THE EMBODIMENTS OF THE INVENTION IN WHICH AN EXCLUSIVE
PROPERTY OR PRIVILEGE IS CLAIMED ARE DEFINED AS FOLLOWS:

1. In a system for imaging data on a writing surface: a laser platemaker having a reading beam for scanning a read platen to provide a read data signal representative of copy placed on the platen and a writing beam for scanning the writing surface to form an image, modulation means for controlling the intensity of the writing beam as it scans the writing surface, a computer having an input device and a memory for creating and storing input data signals, and an interface unit interconnecting the computer and platemaker for selectively transferring the read data signal from the platemaker to the computer for storage therein and for applying signals from the computer to the modulation means to permit selective imaging on the writing surface of data scanned from the read platen and data created by the computer.

2. The system of claim 1 wherein the platemaker includes means for effecting simultaneous scanning of the read platen and the writing surface together with means for applying a real time signal representative of copy on the read platen to the modulation means whereby the image formed on the writing surface includes real time data from the read platen.

3. The system of claim 1 further including means for compressing the data signals for storage in the computer memory.

4. The system of claim 3 wherein the means for compressing the data comprises means for encoding the data with a first word representative of the number of successive groups of bits of one type in the data and a second word consisting of the actual data bits for a group of bits in which a change in the bit type occurs.

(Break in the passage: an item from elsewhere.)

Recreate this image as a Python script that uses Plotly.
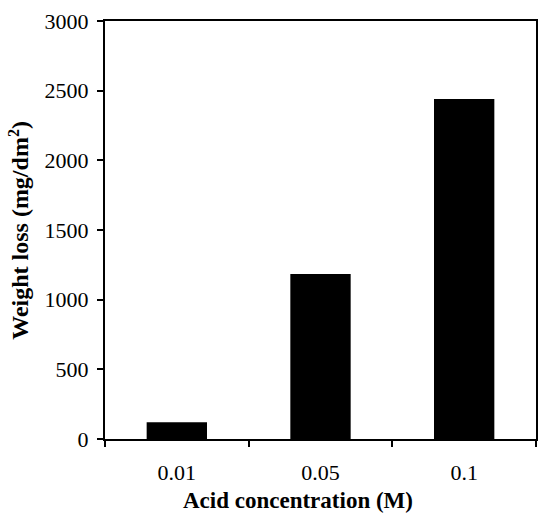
import plotly.graph_objects as go

# Weight loss measured at each acid concentration
concentrations = ["0.01", "0.05", "0.1"]
weight_loss = [120, 1185, 2440]
y_ticks = [0, 500, 1000, 1500, 2000, 2500, 3000]

serif = "Liberation Serif, Times New Roman, serif"

fig = go.Figure(
    go.Bar(
        x=concentrations,
        y=weight_loss,
        marker=dict(color="black", line=dict(width=0)),
        width=0.42,
    )
)

fig.update_layout(
    width=540,
    height=514,
    margin=dict(l=105, r=2, t=21, b=75),
    paper_bgcolor="white",
    plot_bgcolor="white",
    showlegend=False,
    font=dict(family=serif, color="black", size=22),
    annotations=[
        dict(
            text="<b>Acid concentration (M)</b>",
            xref="paper", yref="paper",
            x=(299 - 105) / 433, y=-(515 - 439) / 418,
            xanchor="center", yanchor="bottom",
            showarrow=False,
            font=dict(family=serif, size=23, color="black"),
        ),
        dict(
            text="<b>Weight loss (mg/dm<span style='font-size:23px'><sup>2</sup></span>)</b>",
            xref="paper", yref="paper",
            x=-0.2, y=0.5,
            xanchor="center", yanchor="middle",
            textangle=-90,
            showarrow=False,
            font=dict(family=serif, size=24, color="black"),
        ),
    ],
)

fig.update_xaxes(
    type="category",
    tickson="boundaries",
    ticks="outside",
    ticklen=6,
    tickwidth=1.5,
    tickcolor="black",
    showline=True,
    linecolor="black",
    linewidth=2,
    mirror=True,
    showgrid=False,
    tickfont=dict(family=serif, size=22, color="black"),
    ticklabelstandoff=13,
)

fig.update_yaxes(
    range=[0, 3000],
    tickvals=y_ticks,
    ticks="outside",
    ticklen=6,
    tickwidth=1.5,
    tickcolor="black",
    showline=True,
    linecolor="black",
    linewidth=2,
    mirror=True,
    showgrid=False,
    zeroline=False,
    tickfont=dict(family=serif, size=22, color="black"),
    ticklabelstandoff=4,
)

fig.write_html("out.html")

5. In a method utilizing the system of claim 1 for imaging data on a surface scanned by a writing beam, the steps of: scann-ing input copy with the reading beam of the laser platemaker to form a read data signal representative of the copy, storing the read data signal in the memory of the computer, creating additional data through the computer and storing a signal representative thereof in the computer memory, scanning a writing surface with the writing beam of the laser platemaker, and modulating the writing beam in accordance with selected portions of the data scanned from the copy and the data created by the computer to form an image of the selected data from the copy and the computer on the writing surface.

6. The method of claim 5 wherein additional copy is scanned by the reading beam while the image is being formed on the writing surface to provide a signal representative of the additional copy, and the writing beam is modulated by both the additional copy signal and a signal representative of selected portions of the stored data whereby the image formed on the writing surface includes data from the additional copy in addition to the data input through the computer and the data scanned from the input copy.

7. The method of claim 5 wherein the data scanned from the input copy and the data created by the computer comprises a plurality of bytes each containing a predetermined number of data bits, including the steps of providing a binary signal representa-tive of the data, compressing the data signal by encoding it with a first word representative of the number of successive bytes in the data in which all of the bits are of one type and a second word consisting of the actual data bits for a byte in which a change in the bit type occurs, storing the words representing the compressed data in the computer memory, accessing and decompressing selected portions of the stored data, and modulating the writing beam in accordance with the decompressed data.